Gharzi noted, “Closing the banks will not protect them from people's anger. If they want people to stop demanding their rights, they have only one solution — to give people access to their savings and adopt a fair, comprehensive and logical solution.”
Patrick Mardini, economist and head of the Lebanese Institute for Market Studies, told Al-Monitor, “The banks’ problem is that they have deposits of over $100 billion and their assets do not exceed $20 billion, so they can barely pay 20% of the depositors' money.”
He added, “That's why banks have resorted, since the start of the crisis in 2019, to forcing depositors to withdraw their money [even those deposited in US dollars] in Lebanese pounds.
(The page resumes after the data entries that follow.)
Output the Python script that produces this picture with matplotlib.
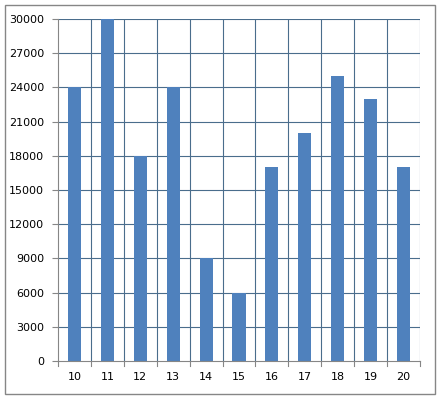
import matplotlib.pyplot as plt
from matplotlib.patches import Rectangle

categories = ['10', '11', '12', '13', '14', '15', '16', '17', '18', '19', '20']
values = [24000, 30000, 18000, 24000, 9000, 6000, 17000, 20000, 25000, 23000, 17000]
y_ticks = list(range(0, 30001, 3000))

fig = plt.figure(figsize=(4.4, 3.99), dpi=100)
fig.patches.append(Rectangle((5 / 440, 5 / 399), 430 / 440, 389 / 399, transform=fig.transFigure,
                             fill=False, edgecolor='#868686', linewidth=1))
ax = fig.add_axes([58 / 440, 38 / 399, 362 / 440, 342 / 399])

x = list(range(len(categories)))
ax.bar(x, values, width=0.4, color='#4f81bd', zorder=3)

ax.set_xlim(-0.5, len(categories) - 0.5)
ax.set_ylim(0, 30000)
ax.set_yticks(y_ticks)
ax.set_xticks(x)
ax.set_xticklabels(categories)
ax.tick_params(axis='x', length=0, pad=8, labelsize=8)
ax.tick_params(axis='y', length=4, color='#868686', pad=6, labelsize=8)

grid_color = '#4a6d8c'
for y in y_ticks[1:]:
    ax.axhline(y, color=grid_color, linewidth=0.8, zorder=1)
for b in range(1, len(categories) + 1):
    ax.axvline(b - 0.5, color=grid_color, linewidth=0.8, zorder=1)
# small ticks below axis at category boundaries
for b in range(len(categories) + 1):
    ax.plot([b - 0.5, b - 0.5], [0, -450], color='#868686', linewidth=0.8, clip_on=False, zorder=4)

for side in ['top', 'right']:
    ax.spines[side].set_visible(False)
ax.spines['left'].set_color('#868686')
ax.spines['bottom'].set_color('#868686')
ax.spines['bottom'].set_zorder(4)

fig.savefig('out.png', dpi=100)
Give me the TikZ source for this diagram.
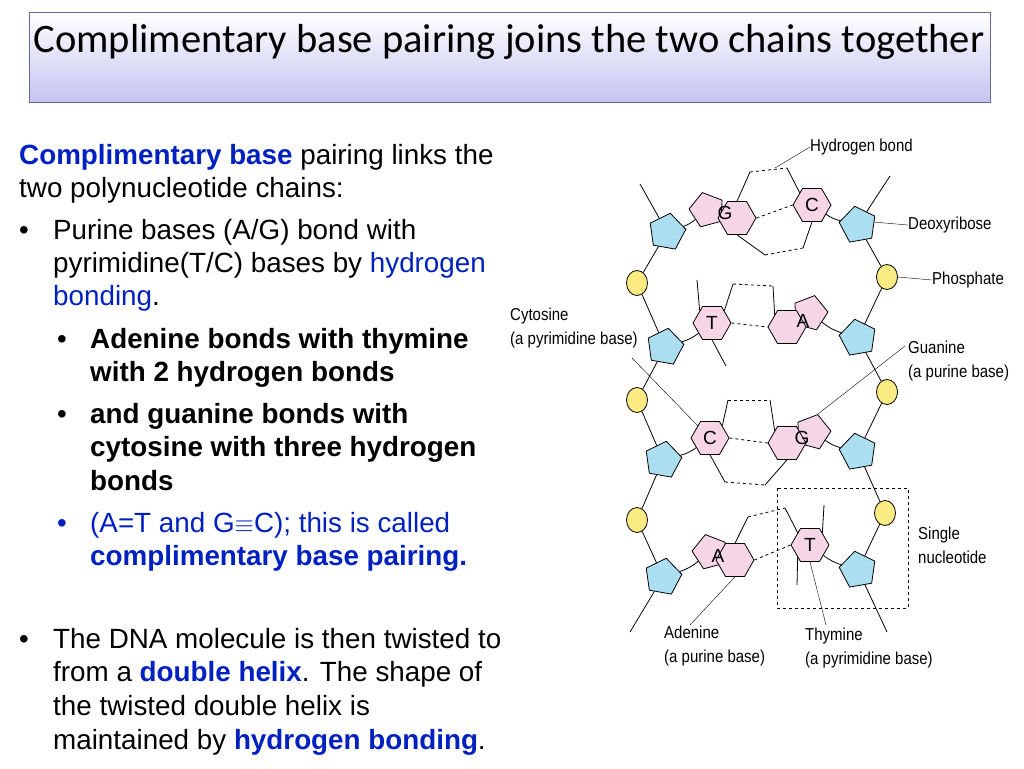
\documentclass[tikz,border=0pt]{standalone}
\usepackage{fontspec}
\setmainfont{Liberation Sans}
\newfontfamily\titlefont{Carlito}
\usetikzlibrary{shapes.geometric}
\definecolor{tblue}{RGB}{0,32,192}
\definecolor{pinkb}{RGB}{246,214,230}
\definecolor{sugar}{RGB}{170,222,240}
\definecolor{phos}{RGB}{250,236,130}
\definecolor{titlebot}{RGB}{196,196,240}
\begin{document}
\begin{tikzpicture}[x=1pt,y=-1pt,
  hexb/.style={regular polygon,regular polygon sides=6,draw,fill=pinkb,minimum size=38pt,inner sep=0pt,font=\fontsize{19}{19}\selectfont,line width=0.8pt},
  pentb/.style={regular polygon,regular polygon sides=5,draw,fill=pinkb,minimum size=36pt,inner sep=0pt,line width=0.8pt},
  sug/.style={regular polygon,regular polygon sides=5,draw,fill=sugar,minimum size=38pt,inner sep=0pt,line width=0.8pt},
  pho/.style={ellipse,draw,fill=phos,minimum width=21pt,minimum height=25pt,inner sep=0pt,line width=0.8pt},
  blet/.style={font=\fontsize{19}{19}\selectfont,inner sep=0pt},
  hb/.style={dashed,line width=0.8pt},
  bond/.style={line width=0.8pt},
  lbl/.style={font=\fontsize{15}{21}\selectfont,align=left,inner sep=0pt,yscale=1.15},
  body/.style={font=\fontsize{27.8}{27.8}\selectfont,inner sep=0pt,anchor=base west}]
\useasboundingbox (0,0) rectangle (1024,768);
\fill[white] (0,0) rectangle (1024,768);
% title
\shade[top color=white,bottom color=titlebot] (29,12) rectangle (990,102);
\draw[draw=gray!80!blue] (29,12) rectangle (990,102);
\node[inner sep=0pt,font=\titlefont\fontsize{40.5}{40.5}\selectfont] (title) at (509,42) {Complimentary base pairing joins the two chains together};
% left text
\node[body] (l1) at (19,164) {\textcolor{tblue}{\textbf{Complimentary base}} pairing links the};
\node[body] (l2) at (19,197) {two polynucleotide chains:};
\node[body] (b1) at (19,239) {•};
\node[body] (l3) at (53,239) {Purine bases (A/G) bond with};
\node[body] (l4) at (53,272) {pyrimidine(T/C) bases by \textcolor{tblue}{hydrogen}};
\node[body,text=tblue] (l5) at (53,305) {bonding\textcolor{black}{.}};
\node[body] (b2) at (57,348) {•};
\node[body] (l6) at (90,348) {\textbf{Adenine bonds with thymine}};
\node[body] (l7) at (90,381) {\textbf{with 2 hydrogen bonds}};
\node[body] (b3) at (57,423) {•};
\node[body] (l8) at (90,423) {\textbf{and guanine bonds with}};
\node[body] (l9) at (90,456) {\textbf{cytosine with three hydrogen}};
\node[body] (l10) at (90,490) {\textbf{bonds}};
\node[body,text=tblue] (b4) at (57,532) {•};
\node[body,text=tblue] (l11) at (90,532) {(A=T and G$\equiv$C); this is called};
\node[body,text=tblue] (l12) at (90,565) {\textbf{complimentary base pairing.}};
\node[body] (b5) at (19,648) {•};
\node[body] (l13) at (53,648) {The DNA molecule is then twisted to};
\node[body] (l14) at (53,681) {from a \textcolor{tblue}{\textbf{double helix}}. The shape of};
\node[body] (l15) at (53,715) {the twisted double helix is};
\node[body] (l16) at (53,749) {maintained by \textcolor{tblue}{\textbf{hydrogen bonding}}.};
% DNA strands
\coordinate (ltop) at (640,184);
\coordinate (rtop) at (890,176);
\coordinate (lbot) at (630,632);
\coordinate (rbot) at (887,632);
\node[sug,rotate=-10] (ls1) at (667,232) {};
\node[sug,rotate=-10] (ls2) at (665,347) {};
\node[sug,rotate=-10] (ls3) at (663,460) {};
\node[sug,rotate=-10] (ls4) at (663,577) {};
\node[sug,rotate=10] (rs1) at (858,225) {};
\node[sug,rotate=10] (rs2) at (858,338) {};
\node[sug,rotate=10] (rs3) at (858,452) {};
\node[sug,rotate=10] (rs4) at (858,570) {};
\node[pho] (lp1) at (637,283) {};
\node[pho] (lp2) at (637,400) {};
\node[pho] (lp3) at (637,520) {};
\node[pho] (rp1) at (887,277) {};
\node[pho] (rp2) at (887,392) {};
\node[pho] (rp3) at (885,513) {};
\draw[bond] (ltop) -- (ls1) -- (lp1) -- (ls2) -- (lp2) -- (ls3) -- (lp3) -- (ls4) -- (lbot);
\draw[bond] (rtop) -- (rs1) -- (rp1) -- (rs2) -- (rp2) -- (rs3) -- (rp3) -- (rs4) -- (rbot);
% pair 1: G-C
\node[pentb,rotate=15] (gp1) at (707,210) {};
\node[hexb] (g1) at (737,218) {};
\node[blet] (g1l) at (725,213) {G};
\node[hexb] (c1) at (812,205) {C};
\draw[bond] (ls1) to[bend right=10] (gp1);
\draw[bond] (c1) to[bend right=10] (rs1);
\draw[hb] (g1.east) -- (c1.west);
\draw[bond] (g1.north) -- (750,172); \draw[hb] (750,172) -- (787,168); \draw[bond] (787,168) -- (c1.north west);
\draw[bond] (g1.south) -- (765,255); \draw[hb] (765,255) -- (803,248); \draw[bond] (803,248) -- (c1.south);
% pair 2: T-A
\node[hexb] (t2n) at (712,323) {T};
\node[pentb,rotate=-15] (ap2) at (810,313) {};
\node[hexb] (a2) at (787,327) {};
\node[blet] (a2l) at (803,321) {A};
\draw[bond] (ls2) to[bend right=10] (t2n);
\draw[bond] (ap2) to[bend right=10] (rs2);
\draw[bond] (t2n.north west) -- (697,280);
\draw[bond] (t2n.south) -- (726,366);
\draw[hb] (t2n.east) -- (a2.west);
\draw[bond] (t2n.north east) -- (733,284); \draw[hb] (733,284) -- (773,286); \draw[bond] (773,286) -- (a2.north west);
% pair 3: C-G
\node[hexb] (c3) at (710,438) {C};
\node[pentb,rotate=-15] (gp3) at (813,432) {};
\node[hexb] (g3) at (787,443) {};
\node[blet] (g3l) at (802,438) {G};
\draw[bond] (ls3) to[bend right=10] (c3);
\draw[bond] (gp3) to[bend right=10] (rs3);
\draw[hb] (c3.east) -- (g3.west);
\draw[bond] (c3.north east) -- (728,400); \draw[hb] (728,400) -- (770,400); \draw[bond] (770,400) -- (g3.north west);
\draw[bond] (c3.south) -- (725,482); \draw[hb] (725,482) -- (765,485); \draw[bond] (765,485) -- (g3.south);
% pair 4: A-T
\node[pentb,rotate=15] (ap4) at (710,552) {};
\node[hexb] (a4) at (735,560) {};
\node[blet] (a4l) at (718,556) {A};
\node[hexb] (t4n) at (810,545) {T};
\draw[bond] (ls4) to[bend right=10] (ap4);
\draw[bond] (t4n) to[bend right=10] (rs4);
\draw[bond] (t4n.north east) -- (824,505);
\draw[bond] (t4n.south west) -- (797,585);
\draw[hb] (a4.east) -- (t4n.west);
\draw[bond] (a4.north) -- (748,517); \draw[hb] (748,517) -- (785,508); \draw[bond] (785,508) -- (t4n.north west);
% single nucleotide box
\draw[dashed,line width=0.8pt] (777,488) rectangle (908,608);
% labels
\node[lbl,anchor=west] (lhb) at (810,147) {Hydrogen bond};
\draw (lhb.west) -- (775,168);
\node[lbl,anchor=west] (lde) at (908,225) {Deoxyribose};
\draw (lde.west) -- (rs1.east);
\node[lbl,anchor=west] (lph) at (932,280) {Phosphate};
\draw (lph.west) -- (rp1.east);
\node[lbl,anchor=west] (lcy) at (510,328) {Cytosine\\(a pyrimidine base)};
\draw (632,358) -- (c3.north west);
\node[lbl,anchor=west] (lgu) at (908,361) {Guanine\\(a purine base)};
\draw (905,346) -- (gp3.north);
\node[lbl,anchor=west] (lsn) at (918,545) {Single\\nucleotide};
\node[lbl,anchor=west] (lad) at (664,646) {Adenine\\(a purine base)};
\draw (690,625) -- (a4.south);
\node[lbl,anchor=west] (lth) at (805,648) {Thymine\\(a pyrimidine base)};
\draw (826,625) -- (t4n.south);
\end{tikzpicture}
\end{document}
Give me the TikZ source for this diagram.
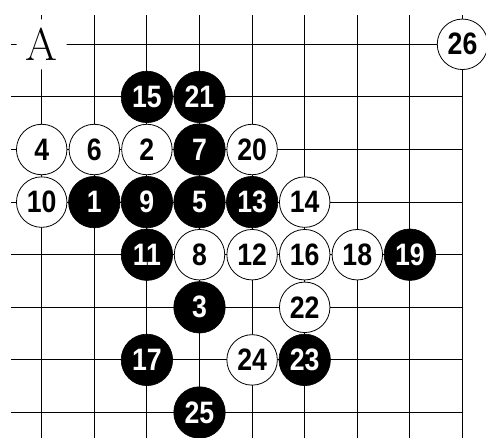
\documentclass[tikz,border=0pt]{standalone}
\usepackage{fontspec}
\newfontfamily\stonefont{Liberation Sans}[FakeStretch=0.86]
\tikzset{
  gridline/.style={line width=1.1pt, black},
  bstone/.style={circle, fill=black, draw=black, line width=0.6pt, minimum size=51.5pt, inner sep=0pt, text=white, font=\stonefont\bfseries\fontsize{31}{31}\selectfont},
  wstone/.style={circle, fill=white, draw=black, line width=0.8pt, minimum size=50.5pt, inner sep=0pt, text=black, font=\stonefont\bfseries\fontsize{31}{31}\selectfont},
  marklabel/.style={circle, fill=white, minimum size=50pt, inner sep=0pt, font=\fontsize{46}{46}\selectfont},
}
\begin{document}
\begin{tikzpicture}[x=1pt, y=-1pt]
\useasboundingbox (0,0) rectangle (486,437);
\clip (0,0) rectangle (486,437);
% grid
\foreach \i in {0,...,8} {
  \draw[gridline] ({41.7+52.6*\i},15) -- ({41.7+52.6*\i},440);
}
\foreach \j in {0,...,7} {
  \draw[gridline] (11,{44.3+52.6*\j}) -- (462.5,{44.3+52.6*\j});
}
\newcommand{\px}[1]{41.7+52.6*#1}
\newcommand{\py}[1]{44.3+52.6*#1}
% label A
\node[marklabel] (A) at ({\px{0}},{\py{0}}) {A};
% stones
\node[wstone] (s26) at ({\px{8}},{\py{0}}) {26};
\node[bstone] (s15) at ({\px{2}},{\py{1}}) {15};
\node[bstone] (s21) at ({\px{3}},{\py{1}}) {21};
\node[wstone] (s4) at ({\px{0}},{\py{2}}) {4};
\node[wstone] (s6) at ({\px{1}},{\py{2}}) {6};
\node[wstone] (s2) at ({\px{2}},{\py{2}}) {2};
\node[bstone] (s7) at ({\px{3}},{\py{2}}) {7};
\node[wstone] (s20) at ({\px{4}},{\py{2}}) {20};
\node[wstone] (s10) at ({\px{0}},{\py{3}}) {10};
\node[bstone] (s1) at ({\px{1}},{\py{3}}) {1};
\node[bstone] (s9) at ({\px{2}},{\py{3}}) {9};
\node[bstone] (s5) at ({\px{3}},{\py{3}}) {5};
\node[bstone] (s13) at ({\px{4}},{\py{3}}) {13};
\node[wstone] (s14) at ({\px{5}},{\py{3}}) {14};
\node[bstone] (s11) at ({\px{2}},{\py{4}}) {11};
\node[wstone] (s8) at ({\px{3}},{\py{4}}) {8};
\node[wstone] (s12) at ({\px{4}},{\py{4}}) {12};
\node[wstone] (s16) at ({\px{5}},{\py{4}}) {16};
\node[wstone] (s18) at ({\px{6}},{\py{4}}) {18};
\node[bstone] (s19) at ({\px{7}},{\py{4}}) {19};
\node[bstone] (s3) at ({\px{3}},{\py{5}}) {3};
\node[wstone] (s22) at ({\px{5}},{\py{5}}) {22};
\node[bstone] (s17) at ({\px{2}},{\py{6}}) {17};
\node[wstone] (s24) at ({\px{4}},{\py{6}}) {24};
\node[bstone] (s23) at ({\px{5}},{\py{6}}) {23};
\node[bstone] (s25) at ({\px{3}},{\py{7}}) {25};
\end{tikzpicture}
\end{document}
Today, some depositors want their money in US dollars and are no longer satisfied with withdrawing their savings in Lebanese pounds at an unfair exchange rate. People can clearly see that banks do not have a clear plan, and the Lebanese judiciary is not doing them justice, so they took matters into their own hands. I believe the political authority is the one to blame here because it did not find a proper solution, nor did the judiciary do anything to help depositors.”
An employee at the Credit Libanais Bank told Al-Monitor on condition of anonymity, “When banks were closed, we went to our branch and put money in the ATM and carried out some necessary transfers.”
He added, “Of course I am concerned since some people were saying that without bloodshed depositors cannot get their savings from banks, but from the bottom of my heart I feel for these people and indeed, some banks are benefitting from this closure.”
In a Sept. 21 statement to the local An-Nahar newspaper, Interior Minister Bassam Mawlawi said that he does not support the closure of banks because this will deepen the crisis and increase pressure on citizens, calling on banks to reopen and strengthen their security.
The Association of Depositors in Lebanon, an association specialized in defending the rights of depositors, tweeted Sept. 16, “The war to recover deposits has begun, and we will not remain silent until our rights are fully restored.”
Since October 2019, banks have imposed strict restrictions on depositors' withdrawals, especially in US dollars, and did not give the Lebanese people the freedom to dispose of their money. And for a long time, they only allowed them to withdraw their money in Lebanese pounds, whose value had greatly depreciated against the dollar, which caused frequent problems between depositors and bank employees.
On Sept. 14, Sally Hafez stormed the Sodeco branch of BLOM Bank to recover her savings to pay for her sister’s cancer treatment. Hafez held up the bank using what later turned out to be a toy gun and managed to recover part of her savings.
On Sept. 16, Tariq al-Jdideh, Ramlet el-Bayda, al-Mraijah and Ghazieh depositors carried out hold-ups in banks in Beirut.
In light of this wave of hold-ups, many fear that banks could resort to closing or imposing new measures on depositors, which will negatively affect people and their ability to run their businesses and pay for their rising living costs.